> Problem to work on: Give back the full listing verbatim, apart from its images.

** Begin Material to process **

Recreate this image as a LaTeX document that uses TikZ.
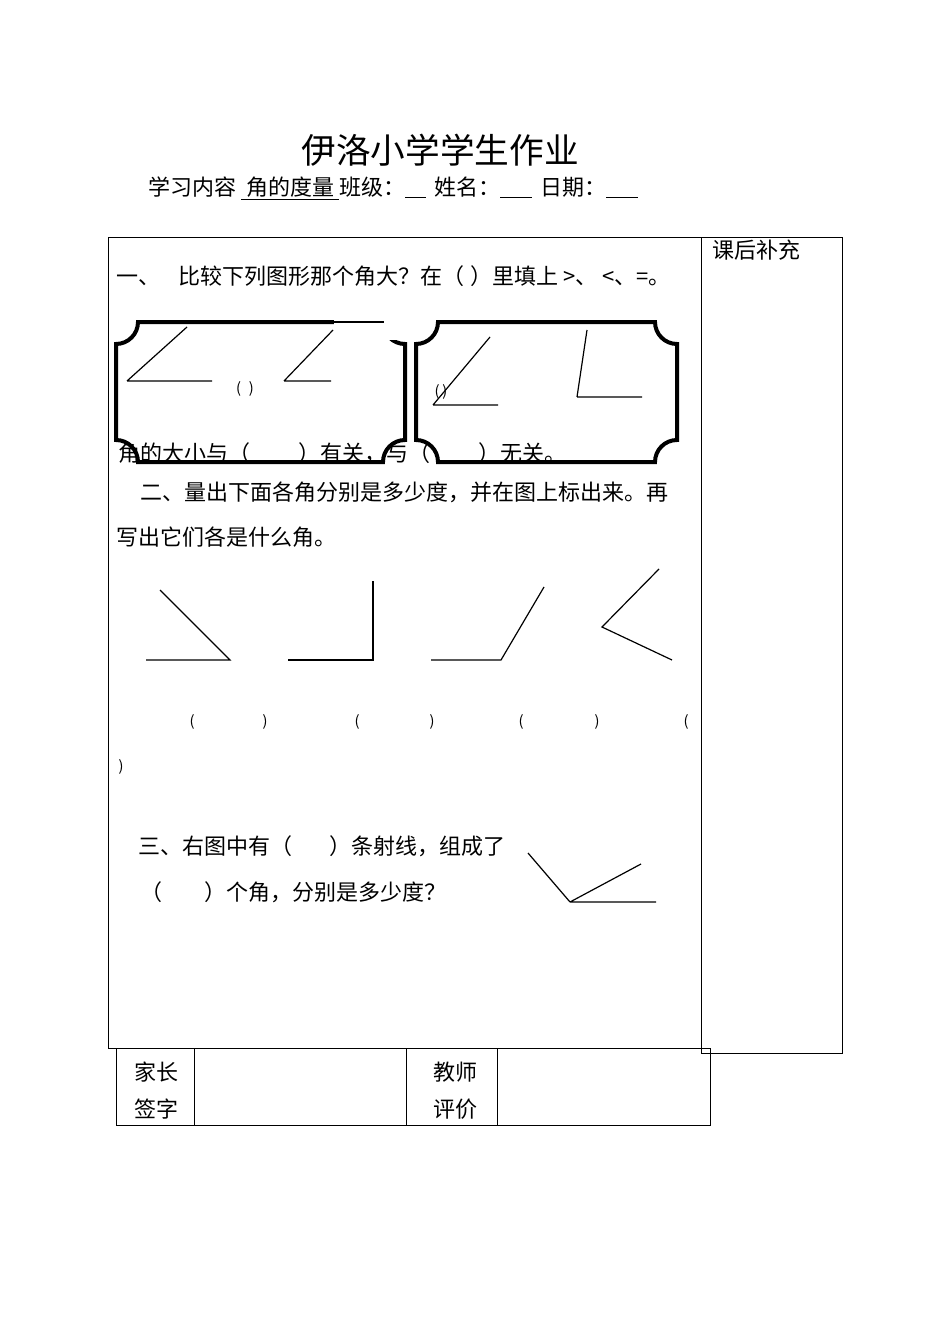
\documentclass[tikz,border=0pt]{standalone}
\usepackage{fontspec}
\setmainfont{Noto Sans CJK SC}
\newcommand{\gp}[1]{\hspace*{#1}}
\newcommand{\blank}[1]{\underline{\hspace*{#1}}}
\begin{document}
\begin{tikzpicture}[x=0.75pt,y=-0.75pt,
  txt/.style={anchor=west,inner sep=0pt,font=\fontsize{16.5}{18}\selectfont},
  ln/.style={line width=0.9pt},
  frame/.style={line width=3pt},
  box/.style={line width=0.6pt}]
\useasboundingbox (0,0) rectangle (950,1344);
\newcommand{\ticket}[4]{%
  \draw[frame] ({#1+22},#2) -- ({#3-22},#2) arc[start angle=180,end angle=90,radius=22] -- ({#3},{#4-22}) arc[start angle=270,end angle=180,radius=22] -- ({#1+22},#4) arc[start angle=0,end angle=-90,radius=22] -- ({#1},{#2+22}) arc[start angle=90,end angle=0,radius=22] -- cycle;}
\node[font=\fontsize{26}{30}\selectfont] (title) at (440,150) {伊洛小学学生作业};
\node[txt] (hdr) at (148,188) {学习内容 \underline{ 角的度量 }班级：\blank{16pt}\gp{6pt}姓名：\blank{24pt}\gp{6pt}日期：\blank{24pt}};
\draw[box] (701,1048) -- (108,1048) -- (108,237) -- (701,237);
\draw[box] (701,237) rectangle (842,1053);
\node[txt] (extra) at (712,250) {课后补充};
\node[txt] (q1) at (116,276) {一、\gp{14pt}比较下列图形那个角大？在（\gp{4pt}）里填上 >、 <、=。};
\ticket{116}{322}{405}{462}
\fill[white] (334,314) rectangle (412,340);
\draw[ln] (334,322) -- (384,322);
\ticket{416}{322}{677}{462}
\draw[ln] (127,381) -- (212,381) (127,381) -- (187,327);
\draw[ln] (284,381) -- (331,381) (284,381) -- (333,330);
\node[font=\fontsize{11}{12}\selectfont] (p1) at (245,389) {(\gp{6pt})};
\draw[ln] (433,405) -- (498,405) (433,405) -- (490,337);
\node[font=\fontsize{11}{12}\selectfont] (p2) at (441,392) {(\gp{2pt})};
\draw[ln] (577,397) -- (642,397) (577,397) -- (587,330);
\node[txt] (rel) at (118,453) {角的大小与（\gp{36pt}）有关，与（\gp{36pt}）无关。};
\node[txt] (q2a) at (140,492) {二、量出下面各角分别是多少度，并在图上标出来。再};
\node[txt] (q2b) at (116,537) {写出它们各是什么角。};
\draw[ln] (146,660) -- (230,660) -- (160,590);
\draw[ln] (288,660) -- (373,660) -- (373,581);
\draw[ln] (431,660) -- (501,660) -- (544,587);
\draw[ln] (659,569) -- (602,627) -- (672,660);
\foreach \a/\b in {192/265,357/432,521/597}{\node[font=\fontsize{11}{12}\selectfont] at (\a,722) {(}; \node[font=\fontsize{11}{12}\selectfont] at (\b,722) {)};}
\node[font=\fontsize{11}{12}\selectfont] (p3) at (686,722) {(};
\node[font=\fontsize{11}{12}\selectfont] (p4) at (121,767) {)};
\node[txt] (q3a) at (138,846) {三、右图中有（\gp{28pt}）条射线，组成了};
\node[txt] (q3b) at (140,892) {（\gp{32pt}）个角，分别是多少度？};
\coordinate (o) at (570,902);
\draw[ln] (o) -- (656,902) (o) -- (528,853) (o) -- (641,864);
\draw[box] (116,1048) rectangle (710,1125);
\draw[box] (194,1048) -- (194,1125) (406,1048) -- (406,1125) (497,1048) -- (497,1125);
\node[txt] (t1) at (134,1072) {家长};
\node[txt] (t2) at (134,1109) {签字};
\node[txt] (t3) at (433,1072) {教师};
\node[txt] (t4) at (433,1109) {评价};
\end{tikzpicture}
\end{document}
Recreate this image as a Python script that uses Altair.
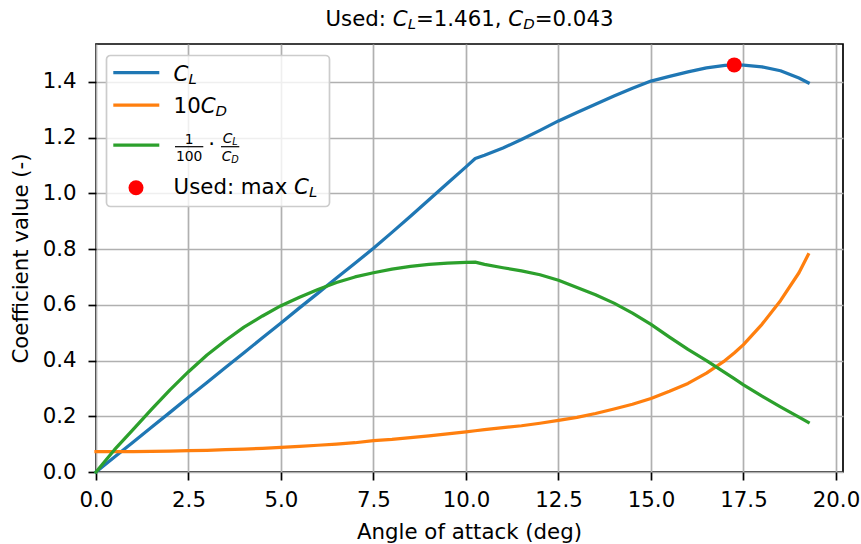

** End Material to process **

> Task response:
Recreate this image as a LaTeX document that uses TikZ.
\documentclass[tikz,border=0pt]{standalone}
\usepackage{fontspec}
\setmainfont{Noto Sans CJK SC}
\newcommand{\gp}[1]{\hspace*{#1}}
\newcommand{\blank}[1]{\underline{\hspace*{#1}}}
\begin{document}
\begin{tikzpicture}[x=0.75pt,y=-0.75pt,
  txt/.style={anchor=west,inner sep=0pt,font=\fontsize{16.5}{18}\selectfont},
  ln/.style={line width=0.9pt},
  frame/.style={line width=3pt},
  box/.style={line width=0.6pt}]
\useasboundingbox (0,0) rectangle (950,1344);
\newcommand{\ticket}[4]{%
  \draw[frame] ({#1+22},#2) -- ({#3-22},#2) arc[start angle=180,end angle=90,radius=22] -- ({#3},{#4-22}) arc[start angle=270,end angle=180,radius=22] -- ({#1+22},#4) arc[start angle=0,end angle=-90,radius=22] -- ({#1},{#2+22}) arc[start angle=90,end angle=0,radius=22] -- cycle;}
\node[font=\fontsize{26}{30}\selectfont] (title) at (440,150) {伊洛小学学生作业};
\node[txt] (hdr) at (148,188) {学习内容 \underline{ 角的度量 }班级：\blank{16pt}\gp{6pt}姓名：\blank{24pt}\gp{6pt}日期：\blank{24pt}};
\draw[box] (701,1048) -- (108,1048) -- (108,237) -- (701,237);
\draw[box] (701,237) rectangle (842,1053);
\node[txt] (extra) at (712,250) {课后补充};
\node[txt] (q1) at (116,276) {一、\gp{14pt}比较下列图形那个角大？在（\gp{4pt}）里填上 >、 <、=。};
\ticket{116}{322}{405}{462}
\fill[white] (334,314) rectangle (412,340);
\draw[ln] (334,322) -- (384,322);
\ticket{416}{322}{677}{462}
\draw[ln] (127,381) -- (212,381) (127,381) -- (187,327);
\draw[ln] (284,381) -- (331,381) (284,381) -- (333,330);
\node[font=\fontsize{11}{12}\selectfont] (p1) at (245,389) {(\gp{6pt})};
\draw[ln] (433,405) -- (498,405) (433,405) -- (490,337);
\node[font=\fontsize{11}{12}\selectfont] (p2) at (441,392) {(\gp{2pt})};
\draw[ln] (577,397) -- (642,397) (577,397) -- (587,330);
\node[txt] (rel) at (118,453) {角的大小与（\gp{36pt}）有关，与（\gp{36pt}）无关。};
\node[txt] (q2a) at (140,492) {二、量出下面各角分别是多少度，并在图上标出来。再};
\node[txt] (q2b) at (116,537) {写出它们各是什么角。};
\draw[ln] (146,660) -- (230,660) -- (160,590);
\draw[ln] (288,660) -- (373,660) -- (373,581);
\draw[ln] (431,660) -- (501,660) -- (544,587);
\draw[ln] (659,569) -- (602,627) -- (672,660);
\foreach \a/\b in {192/265,357/432,521/597}{\node[font=\fontsize{11}{12}\selectfont] at (\a,722) {(}; \node[font=\fontsize{11}{12}\selectfont] at (\b,722) {)};}
\node[font=\fontsize{11}{12}\selectfont] (p3) at (686,722) {(};
\node[font=\fontsize{11}{12}\selectfont] (p4) at (121,767) {)};
\node[txt] (q3a) at (138,846) {三、右图中有（\gp{28pt}）条射线，组成了};
\node[txt] (q3b) at (140,892) {（\gp{32pt}）个角，分别是多少度？};
\coordinate (o) at (570,902);
\draw[ln] (o) -- (656,902) (o) -- (528,853) (o) -- (641,864);
\draw[box] (116,1048) rectangle (710,1125);
\draw[box] (194,1048) -- (194,1125) (406,1048) -- (406,1125) (497,1048) -- (497,1125);
\node[txt] (t1) at (134,1072) {家长};
\node[txt] (t2) at (134,1109) {签字};
\node[txt] (t3) at (433,1072) {教师};
\node[txt] (t4) at (433,1109) {评价};
\end{tikzpicture}
\end{document}
Recreate this image as a Python script that uses Altair.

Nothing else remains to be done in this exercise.